The judgment of the trial court is affirmed.

FROMME, J., dissenting.

The proper test for determining the extent of a reporter's privilege of confidentiality of information and news sources in a particular criminal case depends upon a balancing of the need of a defendant for a fair trial against the reporter's need for confidentiality. This is the test adopted by the majority of this court based upon Branzburg v. Hayes, 408 U.S. 665, 33 L. Ed. 2d 626, 92 S. Ct. 2646 (1972).
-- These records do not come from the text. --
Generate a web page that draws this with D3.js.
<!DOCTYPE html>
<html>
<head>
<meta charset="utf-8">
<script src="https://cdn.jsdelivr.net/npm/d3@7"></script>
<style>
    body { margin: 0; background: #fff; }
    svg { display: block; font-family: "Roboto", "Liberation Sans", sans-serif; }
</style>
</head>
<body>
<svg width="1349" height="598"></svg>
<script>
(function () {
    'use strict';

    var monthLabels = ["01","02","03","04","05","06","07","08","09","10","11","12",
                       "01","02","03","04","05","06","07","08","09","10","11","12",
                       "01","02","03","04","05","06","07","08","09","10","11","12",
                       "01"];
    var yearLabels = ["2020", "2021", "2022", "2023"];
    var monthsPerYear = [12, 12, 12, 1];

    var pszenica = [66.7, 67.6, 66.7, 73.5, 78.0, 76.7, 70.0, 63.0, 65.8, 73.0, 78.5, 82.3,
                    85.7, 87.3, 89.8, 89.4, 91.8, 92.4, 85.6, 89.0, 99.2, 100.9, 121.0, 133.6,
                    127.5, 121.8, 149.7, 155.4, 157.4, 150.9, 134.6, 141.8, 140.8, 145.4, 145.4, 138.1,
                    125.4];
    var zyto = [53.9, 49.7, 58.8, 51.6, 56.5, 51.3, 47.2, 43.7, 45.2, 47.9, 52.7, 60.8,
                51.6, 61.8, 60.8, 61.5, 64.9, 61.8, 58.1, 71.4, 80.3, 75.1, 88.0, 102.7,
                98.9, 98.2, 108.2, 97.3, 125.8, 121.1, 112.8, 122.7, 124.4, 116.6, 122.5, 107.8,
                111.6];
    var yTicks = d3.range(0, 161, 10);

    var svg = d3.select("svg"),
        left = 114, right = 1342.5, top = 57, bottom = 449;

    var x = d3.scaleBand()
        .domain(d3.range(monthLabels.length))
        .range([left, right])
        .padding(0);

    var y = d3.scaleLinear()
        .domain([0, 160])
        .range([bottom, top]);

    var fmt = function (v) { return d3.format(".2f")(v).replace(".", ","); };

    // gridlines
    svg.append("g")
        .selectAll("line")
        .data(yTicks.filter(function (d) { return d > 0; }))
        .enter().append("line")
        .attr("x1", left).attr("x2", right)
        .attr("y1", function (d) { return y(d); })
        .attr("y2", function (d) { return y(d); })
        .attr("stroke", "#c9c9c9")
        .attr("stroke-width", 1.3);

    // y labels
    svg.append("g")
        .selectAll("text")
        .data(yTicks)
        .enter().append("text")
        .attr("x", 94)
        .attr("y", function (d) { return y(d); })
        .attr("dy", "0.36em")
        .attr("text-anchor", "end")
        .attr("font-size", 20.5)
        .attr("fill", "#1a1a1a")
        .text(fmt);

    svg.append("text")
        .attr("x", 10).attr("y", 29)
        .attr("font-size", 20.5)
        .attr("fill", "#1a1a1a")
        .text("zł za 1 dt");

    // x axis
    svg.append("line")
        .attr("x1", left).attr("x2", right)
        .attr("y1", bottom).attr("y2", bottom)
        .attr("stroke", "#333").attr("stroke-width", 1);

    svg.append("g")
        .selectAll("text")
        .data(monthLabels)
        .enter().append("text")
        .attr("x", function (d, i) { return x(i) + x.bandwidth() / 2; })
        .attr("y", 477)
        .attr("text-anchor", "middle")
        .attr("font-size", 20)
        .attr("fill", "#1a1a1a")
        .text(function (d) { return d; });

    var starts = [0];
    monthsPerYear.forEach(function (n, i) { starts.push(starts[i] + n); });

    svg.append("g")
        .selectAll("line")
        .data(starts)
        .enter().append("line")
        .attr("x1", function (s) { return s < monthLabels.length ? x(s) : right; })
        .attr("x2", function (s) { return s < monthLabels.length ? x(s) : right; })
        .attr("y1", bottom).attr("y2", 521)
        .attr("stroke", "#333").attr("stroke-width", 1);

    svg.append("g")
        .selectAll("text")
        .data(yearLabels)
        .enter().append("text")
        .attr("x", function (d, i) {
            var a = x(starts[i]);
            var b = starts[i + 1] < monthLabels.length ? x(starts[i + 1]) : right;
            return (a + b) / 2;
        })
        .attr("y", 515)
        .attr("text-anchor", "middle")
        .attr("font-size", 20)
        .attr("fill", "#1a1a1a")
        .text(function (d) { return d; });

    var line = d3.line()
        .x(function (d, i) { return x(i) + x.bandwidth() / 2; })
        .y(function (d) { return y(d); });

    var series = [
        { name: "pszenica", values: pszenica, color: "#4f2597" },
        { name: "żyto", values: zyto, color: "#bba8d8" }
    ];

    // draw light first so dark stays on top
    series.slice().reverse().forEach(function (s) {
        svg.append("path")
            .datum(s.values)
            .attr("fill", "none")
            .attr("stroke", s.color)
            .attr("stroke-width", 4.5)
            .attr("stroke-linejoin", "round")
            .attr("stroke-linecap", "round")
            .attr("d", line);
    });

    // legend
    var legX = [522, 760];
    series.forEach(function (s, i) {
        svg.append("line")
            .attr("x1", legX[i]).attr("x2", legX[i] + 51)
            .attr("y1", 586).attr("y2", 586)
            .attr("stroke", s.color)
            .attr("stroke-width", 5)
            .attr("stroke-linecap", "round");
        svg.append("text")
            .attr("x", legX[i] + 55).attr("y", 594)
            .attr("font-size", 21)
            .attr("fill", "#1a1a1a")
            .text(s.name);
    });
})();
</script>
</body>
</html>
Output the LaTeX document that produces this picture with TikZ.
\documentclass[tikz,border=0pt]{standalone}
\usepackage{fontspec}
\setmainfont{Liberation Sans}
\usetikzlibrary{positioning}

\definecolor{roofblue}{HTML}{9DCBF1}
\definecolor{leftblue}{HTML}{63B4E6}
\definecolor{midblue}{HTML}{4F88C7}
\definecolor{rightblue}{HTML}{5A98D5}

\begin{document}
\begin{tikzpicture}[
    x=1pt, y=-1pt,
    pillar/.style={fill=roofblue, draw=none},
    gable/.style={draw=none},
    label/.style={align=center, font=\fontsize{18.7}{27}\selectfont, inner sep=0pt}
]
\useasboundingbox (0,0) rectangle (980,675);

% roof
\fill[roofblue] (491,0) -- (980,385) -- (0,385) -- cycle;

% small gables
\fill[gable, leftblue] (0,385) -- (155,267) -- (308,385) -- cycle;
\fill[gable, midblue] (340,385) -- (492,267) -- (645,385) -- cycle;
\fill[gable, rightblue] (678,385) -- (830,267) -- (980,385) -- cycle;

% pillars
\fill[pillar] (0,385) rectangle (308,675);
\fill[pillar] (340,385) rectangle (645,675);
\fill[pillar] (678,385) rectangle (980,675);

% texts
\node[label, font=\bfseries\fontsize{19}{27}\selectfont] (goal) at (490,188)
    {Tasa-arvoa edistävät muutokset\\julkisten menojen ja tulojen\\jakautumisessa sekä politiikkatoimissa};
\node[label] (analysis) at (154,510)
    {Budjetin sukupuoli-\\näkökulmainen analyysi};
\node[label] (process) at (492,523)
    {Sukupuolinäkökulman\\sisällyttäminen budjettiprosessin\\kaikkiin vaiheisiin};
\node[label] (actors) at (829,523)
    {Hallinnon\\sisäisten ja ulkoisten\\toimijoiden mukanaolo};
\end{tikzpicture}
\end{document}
A disclosure of information and news services should be required only in those cases where it is shown the information in possession of the news reporter is material to prove some element of the defense, to reduce the gradation of the offense charged, or to mitigate the possible sentence to be imposed.
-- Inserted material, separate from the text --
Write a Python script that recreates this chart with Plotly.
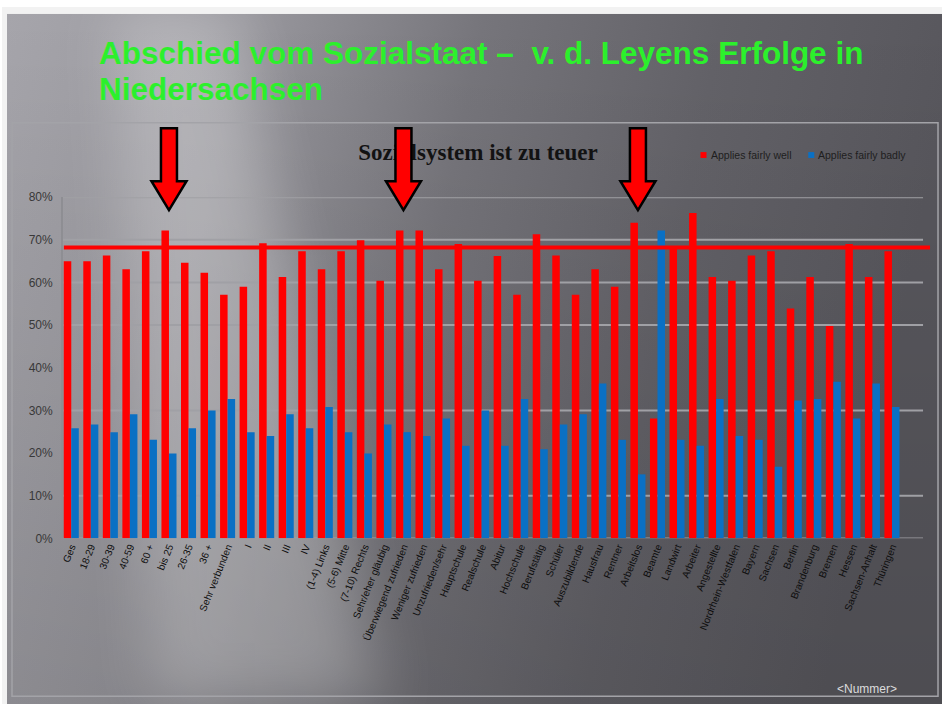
import base64
import plotly.graph_objects as go

# ---- data -------------------------------------------------------------
categories = [
    "Ges", "18-29", "30-39", "40-59", "60 +", "bis 25", "26-35", "36 +",
    "Sehr verbunden", "I", "II", "III", "IV",
    "(1-4) Links", "(5-6) Mitte", "(7-10) Rechts",
    "Sehr/eher gläubig", "Überwiegend zufrieden", "Weniger zufrieden",
    "Unzufrieden/sehr", "Hauptschule", "Realschule", "Abitur", "Hochschule",
    "Berufstätig", "Schüler", "Auszubildende", "Hausfrau", "Rentner",
    "Arbeitslos", "Beamte", "Landwirt", "Arbeiter", "Angestellte",
    "Nordrhein-Westfalen", "Bayern", "Sachsen", "Berlin", "Brandenburg",
    "Bremen", "Hessen", "Sachsen-Anhalt", "Thüringen",
]

applies_well = [
    65.0, 65.0, 66.3, 63.1, 67.3, 72.2, 64.6, 62.3, 57.1, 59.0,
    69.2, 61.3, 67.3, 63.1, 67.3, 69.9, 60.4, 72.2, 72.2, 63.1,
    69.0, 60.4, 66.2, 57.1, 71.3, 66.3, 57.1, 63.1, 59.0, 74.0,
    28.1, 68.2, 76.3, 61.3, 60.4, 66.3, 67.3, 53.9, 61.3, 49.8,
    69.0, 61.3, 67.3,
]

applies_badly = [
    25.8, 26.7, 24.9, 29.1, 23.1, 19.9, 25.8, 30.0, 32.7, 24.9,
    24.0, 29.1, 25.8, 30.8, 24.9, 19.9, 26.7, 24.9, 24.0, 28.1,
    21.7, 30.0, 21.7, 32.7, 20.9, 26.7, 29.1, 36.3, 23.1, 15.0,
    72.2, 23.1, 21.7, 32.7, 24.0, 23.1, 16.8, 32.3, 32.7, 36.7,
    28.1, 36.3, 30.8,
]

y_ticks = [0, 10, 20, 30, 40, 50, 60, 70, 80]
y_tick_labels = ["0%", "10%", "20%", "30%", "40%", "50%", "60%", "70%", "80%"]
grid_levels = [0, 10, 30, 50, 60, 70, 80]
reference_level = 68.2
highlighted = [5, 17, 29]

title_lines = ["Abschied vom Sozialstaat –  v. d. Leyens Erfolge in", "Niedersachsen"]
chart_title = "Sozialsystem ist zu teuer"
legend_labels = ["Applies fairly well", "Applies fairly badly"]

W, H = 942, 711
RED = "#ff0000"
BLUE = "#0a70c4"

# ---- slide background (gradient with a soft light sweep) --------------
bg_svg = f"""<svg xmlns="http://www.w3.org/2000/svg" width="{W}" height="{H}" viewBox="0 0 {W} {H}">
<defs>
<linearGradient id="g" x1="0" y1="0" x2="1" y2="0.15">
<stop offset="0" stop-color="#a6a5ab"/>
<stop offset="0.25" stop-color="#99989e"/>
<stop offset="0.5" stop-color="#76757b"/>
<stop offset="0.75" stop-color="#636268"/>
<stop offset="1" stop-color="#58575d"/>
</linearGradient>
<linearGradient id="v" x1="0" y1="0" x2="0" y2="1">
<stop offset="0" stop-color="#000" stop-opacity="0"/>
<stop offset="1" stop-color="#000" stop-opacity="0.12"/>
</linearGradient>
<filter id="b" x="-50%" y="-50%" width="200%" height="200%"><feGaussianBlur stdDeviation="30"/></filter>
<clipPath id="c"><rect x="5" y="7" width="{W-5}" height="{H-7}"/></clipPath>
</defs>
<rect width="{W}" height="{H}" fill="#f2f2f2"/>
<g clip-path="url(#c)">
<rect x="5" y="7" width="{W-5}" height="{H-7}" fill="url(#g)"/>
<rect x="5" y="7" width="{W-5}" height="{H-7}" fill="url(#v)"/>
<polygon points="110,0 230,0 380,711 150,711" fill="#ffffff" opacity="0.25" filter="url(#b)"/>
</g>
</svg>"""
bg_uri = "data:image/svg+xml;base64," + base64.b64encode(bg_svg.encode("utf-8")).decode("ascii")

# ---- plot geometry (pixels on the page) --------------------------------
PL, PR, PT, PB = 61, 923, 194, 542
x_dom = [PL / W, PR / W]
y_dom = [1 - PB / H, 1 - PT / H]

fig = go.Figure()

fig.add_trace(go.Bar(
    x=categories, y=applies_well, name=legend_labels[0],
    marker=dict(color=RED, line=dict(width=0)), showlegend=False,
))
fig.add_trace(go.Bar(
    x=categories, y=applies_badly, name=legend_labels[1],
    marker=dict(color=BLUE, line=dict(width=0)), showlegend=False,
))

# chart heading drawn as a text trace on a page-pixel overlay so the arrows sit on top of it
fig.add_trace(go.Scatter(
    x=[477], y=[150], mode="text", text=[chart_title],
    textfont=dict(family="Liberation Serif, DejaVu Serif, serif", size=23,
                  color="#121212", weight="bold"),
    xaxis="x2", yaxis="y2", hoverinfo="skip", showlegend=False, cliponaxis=False,
))

shapes = []
# chart area frame
shapes.append(dict(type="rect", xref="paper", yref="paper",
                   x0=10 / W, x1=938 / W, y0=1 - 703 / H, y1=1 - 118 / H,
                   line=dict(color="#a3a3a8", width=1.5), fillcolor="rgba(0,0,0,0)", layer="below"))
# horizontal gridlines
for g in grid_levels:
    shapes.append(dict(type="line", xref="x domain", yref="y", x0=0, x1=1, y0=g, y1=g,
                       line=dict(color="#a0a0a5", width=2 if g else 1.5), layer="below"))
# reference line across the chart
shapes.append(dict(type="line", xref="paper", yref="y", x0=62 / W, x1=930 / W,
                   y0=reference_level, y1=reference_level,
                   line=dict(color=RED, width=4), layer="above"))
# arrows pointing at highlighted categories (anchored at the top edge of the plot)
arrow_path = "M-8,69 L8,69 L8,16 L17.5,16 L0,-13 L-17.5,16 L-8,16 Z"
for i in highlighted:
    shapes.append(dict(type="path", xref="x", yref="paper",
                       xsizemode="pixel", ysizemode="pixel",
                       xanchor=categories[i], yanchor=y_dom[1],
                       path=arrow_path, fillcolor=RED,
                       line=dict(color="#000000", width=2.5), layer="above"))
# legend swatches
shapes.append(dict(type="rect", xref="paper", yref="paper",
                   x0=700 / W, x1=706 / W, y0=1 - 154 / H, y1=1 - 148 / H,
                   fillcolor=RED, line=dict(width=0)))
shapes.append(dict(type="rect", xref="paper", yref="paper",
                   x0=808 / W, x1=814 / W, y0=1 - 154 / H, y1=1 - 148 / H,
                   fillcolor=BLUE, line=dict(width=0)))

narrow = "Liberation Sans Narrow, Arial Narrow, Liberation Sans, Arial, sans-serif"
title_font = dict(family="Liberation Sans, Arial, sans-serif", size=31.5, color="#2cf02c", weight="bold")
annotations = [
    dict(text=title_lines[0], x=95 / W, y=1 - 47 / H, xref="paper", yref="paper",
         xanchor="left", yanchor="middle", showarrow=False, font=title_font),
    dict(text=title_lines[1], x=95 / W, y=1 - 84 / H, xref="paper", yref="paper",
         xanchor="left", yanchor="middle", showarrow=False, font=title_font),
    dict(text=legend_labels[0], x=709 / W, y=1 - 151 / H, xref="paper", yref="paper",
         xanchor="left", yanchor="middle", showarrow=False,
         font=dict(family=narrow, size=10.5, color="#1e1e1e")),
    dict(text=legend_labels[1], x=816 / W, y=1 - 151 / H, xref="paper", yref="paper",
         xanchor="left", yanchor="middle", showarrow=False,
         font=dict(family=narrow, size=10.5, color="#1e1e1e")),
    dict(text="&lt;Nummer&gt;", x=867 / W, y=1 - 696 / H, xref="paper", yref="paper",
         xanchor="center", yanchor="middle", showarrow=False,
         font=dict(family="Liberation Sans, Arial, sans-serif", size=12, color="#dcdcdc")),
]

fig.update_layout(
    width=W, height=H, autosize=False,
    margin=dict(l=0, r=0, t=0, b=0, pad=0),
    paper_bgcolor="#ffffff", plot_bgcolor="rgba(0,0,0,0)",
    barmode="group", bargap=0.23, bargroupgap=0.0,
    showlegend=False,
    images=[dict(source=bg_uri, xref="paper", yref="paper", x=0, y=1,
                 sizex=1, sizey=1, xanchor="left", yanchor="top",
                 sizing="stretch", layer="below")],
    xaxis=dict(domain=x_dom, type="category", range=[-0.43, 43.59],
               tickangle=-68, tickfont=dict(family=narrow, size=10, color="#0d0d0d"),
               showgrid=False, zeroline=False, showline=False, ticks="",
               fixedrange=True),
    yaxis=dict(domain=y_dom, range=[0, 80], tickmode="array",
               tickvals=y_ticks, ticktext=y_tick_labels,
               tickfont=dict(family=narrow, size=12, color="#383838"),
               showgrid=False, zeroline=False, showline=True, linecolor="#8e8e93",
               linewidth=1.5, ticks="", ticklabelstandoff=6, fixedrange=True),
    xaxis2=dict(domain=[0, 1], range=[0, W], visible=False, fixedrange=True),
    yaxis2=dict(domain=[0, 1], range=[H, 0], visible=False, fixedrange=True, anchor="x2"),
    shapes=shapes,
    annotations=annotations,
)

fig.write_html("out.html")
The defense of Milda R. Sandstrom in the murder case was insanity.

At the hearing on the motion to compel disclosure the petitioner testified as to the approximate date, time, and place of the gathering at which a state's witness had threatened to kill Thad Sandstrom. I fail to see how the name of the newsman's informant, who had not actually heard the threat but had been told of it by someone else, could possibly have any materiality in proving some element of the defense of insanity, in reducing the gradation of the offense charged, or in mitigating the possible sentence to be imposed. The information sought was not, in my opinion, material to the defense in the case and did not justify the trial court's action in refusing to recognize the limited privilege, finding the newsman in contempt of court, and sentencing him to sixty days in jail.

MILLER, J., concurring and dissenting:

I concur with the majority opinion; however, I believe that the imposition of a sentence of confinement for a fixed period of time is improper. Confinement until compliance with the order of the court is, in my judgment, the appropriate disposition in such cases.